9) Fungsi HR dalam operasional
93% CHRO secara rutin menghadiri rapat dewan direksi dan 43% melaporkan peningkatan interaksi mereka dengan dewan direksi. Namun, masih terdapat kesenjangan antara potensi strategis HR dan kontribusinya terhadap hasil bisnis. Untuk menutup kesenjangan ini, fungsi HR harus:
- Tertanam ke dalam proses operasional dan pengambilan keputusan tim sehari-hari
- Memastikan solusi dan kebijakan HR terintegrasi dengan proses bisnis
- Berkolaborasi dengan manajer lini dan pemimpin lainnya guna meningkatkan efektivitas perusahaan, keterlibatan karyawan, dan penyelarasan bisnis yang strategis
Bacaan berikutnya: 8 Tip Melakukan HR Audit Untuk Optimalkan Produktivitas
10) Karyawan tahan banting
Masalah kesehatan mental memengaruhi sekitar 15% orang usia kerja di seluruh dunia. Karyawan milenial dan gen z sangat rentan terkena stres, cemas, dan kelelahan di tempat kerja yang konstan. Untuk menciptakan tempat kerja yang antirapuh atau tahan banting, perusahaan harus mengenali hubungan antara kesejahteraan dan produktivitas, sehingga karyawan dapat berkembang, lebih kuat, dan adaptif di dunia kerja yang berubah cepat. Caranya antara lain:
- Menangani faktor sosial dan struktural yang memengaruhi kesehatan mental
- Menyediakan sumber daya yang dibutuhkan oleh karyawan guna membangun ketahanan
- Menghilangkan hambatan agar karyawan terlibat penuh dalam pekerjaannya
11) Employee engagement 2.0
Tanpa melupakan karyawan, inilah tren HR 2025 yang terakhir, employee engagement. Sejak Gallup mengukur keterlibatan karyawan pada 2000, hasil dulu hingga sekarang belum berubah, meskipun kebijakan dan praktik HR telah berjalan selama beberapa dekade. Tingkat keterlibatan global tetap pada angka 23%, yang menunjukkan bahwa pendekatan ini gagal.

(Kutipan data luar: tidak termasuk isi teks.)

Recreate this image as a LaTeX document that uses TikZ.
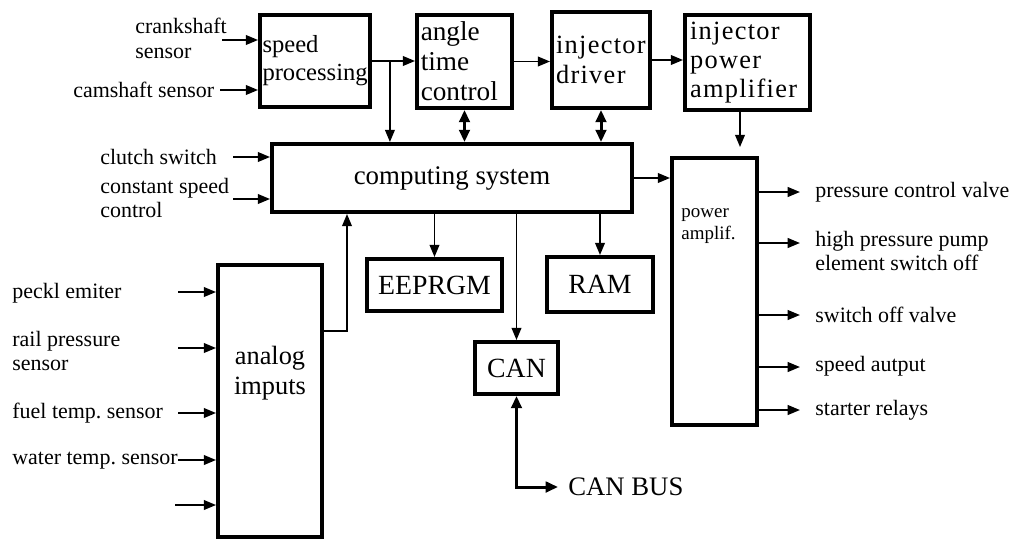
\documentclass[tikz,border=0pt]{standalone}
\usepackage{fontspec}
\setmainfont{Liberation Serif}
\usetikzlibrary{arrows.meta,calc}
\frenchspacing

\begin{document}
\begin{tikzpicture}[
  blk/.style={draw, line width=2.2pt, inner sep=0pt, align=left, font=\fontsize{15}{16.5}\selectfont},
  sig/.style={line width=1.1pt, -{Triangle[length=7pt,width=5.5pt]}},
  bus/.style={line width=1.7pt, {Triangle[length=7pt,width=6pt]}-{Triangle[length=7pt,width=6pt]}},
  lbl/.style={inner sep=0pt, anchor=west, align=left, font=\fontsize{12.5}{14.2}\selectfont}]
\useasboundingbox (0,0) rectangle (20.260,-10.760);
\begin{scope}
\node[blk, minimum width=2.200cm, minimum height=1.840cm, text width=2.100cm, font=\fontsize{14}{16}\selectfont] (speed) at (6.300,-1.220) {speed\\processing};
\node[blk, minimum width=1.900cm, minimum height=1.860cm, text width=1.750cm, font=\fontsize{15.5}{17}\selectfont] (angle) at (9.290,-1.230) {angle\\time\\control};
\node[blk, minimum width=1.960cm, minimum height=1.920cm, text width=1.800cm, font=\fontsize{15}{17}\selectfont\addfontfeature{LetterSpace=5}] (injdrv) at (12.020,-1.200) {injector\\driver};
\node[blk, minimum width=2.500cm, minimum height=1.900cm, text width=2.300cm, font=\fontsize{15}{16.5}\selectfont\addfontfeature{LetterSpace=5}] (injpow) at (14.950,-1.250) {injector\\power\\amplifier};
\node[blk, align=center, minimum width=7.200cm, minimum height=1.360cm, font=\fontsize{15.3}{17}\selectfont] (comp) at (9.040,-3.560) {computing system};
\node[blk, minimum width=1.700cm, minimum height=5.340cm, label={[anchor=north west, inner sep=0pt, align=left, font=\fontsize{10.8}{12.5}\selectfont, xshift=0.220cm, yshift=-1.050cm]north west:{power\\amplif.}}] (pamp) at (14.290,-5.830) {};
\node[blk, minimum width=2.700cm, minimum height=1.040cm, font=\fontsize{15.8}{17}\selectfont] (eeprgm) at (8.690,-5.700) {EEPRGM};
\node[blk, minimum width=2.120cm, minimum height=1.100cm, font=\fontsize{15.8}{17}\selectfont] (ram) at (12.000,-5.690) {RAM};
\node[blk, minimum width=1.660cm, minimum height=1.040cm, font=\fontsize{15.8}{17}\selectfont] (can) at (10.330,-7.360) {CAN};
\node[blk, minimum width=2.080cm, minimum height=5.440cm, label={[align=center, yshift=0.560cm, font=\fontsize{15}{17}\selectfont]center:{analog\\imputs}}] (analog) at (5.400,-8.020) {};
\node[anchor=west, inner sep=0pt, font=\fontsize{15.2}{17}\selectfont] (canbus) at (11.360,-9.740) {CAN BUS};
\end{scope}
\begin{scope}
\node[lbl] (crank) at (2.700,-0.760) {crankshaft\\sensor};
\node[lbl] (cam) at (1.460,-1.800) {camshaft sensor};
\node[lbl] (clutch) at (2.000,-3.140) {clutch switch};
\node[lbl] (cspeed) at (2.000,-3.960) {constant speed\\control};
\node[lbl] (peckl) at (0.240,-5.860) {peckl emiter};
\node[lbl] (rail) at (0.240,-7.020) {rail pressure\\sensor};
\node[lbl] (fuel) at (0.240,-8.260) {fuel temp. sensor};
\node[lbl] (water) at (0.240,-9.220) {water temp. sensor};
\coordinate (c1) at (4.440,-0.800);
\coordinate (c2) at (4.400,-1.800);
\coordinate (c3) at (4.660,-3.140);
\coordinate (c4) at (4.660,-3.980);
\coordinate (c5) at (3.560,-5.840);
\coordinate (c6) at (3.560,-6.960);
\coordinate (c7) at (3.560,-8.260);
\coordinate (c8) at (3.560,-9.200);
\coordinate (c9) at (3.500,-10.100);
\draw[sig] (c1) -- (c1 -| speed.west);
\draw[sig] (c2) -- (c2 -| speed.west);
\draw[sig] (c3) -- (c3 -| comp.west);
\draw[sig] (c4) -- (c4 -| comp.west);
\draw[sig] (c5) -- (c5 -| analog.west);
\draw[sig] (c6) -- (c6 -| analog.west);
\draw[sig] (c7) -- (c7 -| analog.west);
\draw[sig] (c8) -- (c8 -| analog.west);
\draw[sig] (c9) -- (c9 -| analog.west);
\end{scope}
\begin{scope}
\node[lbl] (pcv) at (16.300,-3.840) {pressure control valve};
\node[lbl] (hpp) at (16.300,-5.020) {high pressure pump\\element switch off};
\node[lbl] (sov) at (16.300,-6.300) {switch off valve};
\node[lbl] (sao) at (16.300,-7.320) {speed autput};
\node[lbl] (srl) at (16.300,-8.200) {starter relays};
\coordinate (o1) at (16.000,-3.840);
\coordinate (o2) at (16.000,-4.860);
\coordinate (o3) at (16.000,-6.300);
\coordinate (o4) at (16.000,-7.340);
\coordinate (o5) at (16.000,-8.200);
\draw[sig] (o1 -| pamp.east) -- (o1);
\draw[sig] (o2 -| pamp.east) -- (o2);
\draw[sig] (o3 -| pamp.east) -- (o3);
\draw[sig] (o4 -| pamp.east) -- (o4);
\draw[sig] (o5 -| pamp.east) -- (o5);
\end{scope}
\coordinate (br) at ($(speed.east)+(0.360,0)$);
\coordinate (pd) at ($(injpow.south)+(-0.150,0)$);
\coordinate (aup) at (6.940,-6.620);
\draw[sig] (speed.east) -- (speed.east -| angle.west);
\draw[sig] (br) -- (br |- comp.north);
\draw[sig] (angle.east) -- (angle.east -| injdrv.west);
\draw[sig] (injdrv.east) -- (injdrv.east -| injpow.west);
\draw[bus] (angle.south) -- (angle.south |- comp.north);
\draw[bus] (injdrv.south) -- (injdrv.south |- comp.north);
\draw[sig, shorten >=0.180cm] (pd) -- (pd |- pamp.north);
\draw[sig] (comp.east) -- (comp.east -| pamp.west);
\draw[sig] (comp.south -| eeprgm.north) -- (eeprgm.north);
\draw[sig] (comp.south -| ram.north) -- (ram.north);
\draw[sig] (comp.south -| can.north) -- (can.north);
\draw[sig] (aup -| analog.east) -- (aup) -- (aup |- comp.south);
\draw[bus, shorten >=0.200cm] (can.south) |- (canbus.west);
\end{tikzpicture}
\end{document}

Jika HR ingin memengaruhi keterlibatan dan mendorong produktivitas, Anda perlu memahami pendorongnya, yakni memberikan upah yang adil, tempat kerja yang aman, manajer terampil, karyawan dapat mengutarakan pendapat, pertumbuhan karier jelas, hingga karyawan merasakan kepuasan dan aktualisasi diri. Setelah itu, Anda dan tim menginformasikan pendekatan terhadap keterlibatan dengan teknik yang efektif dan evidence-based.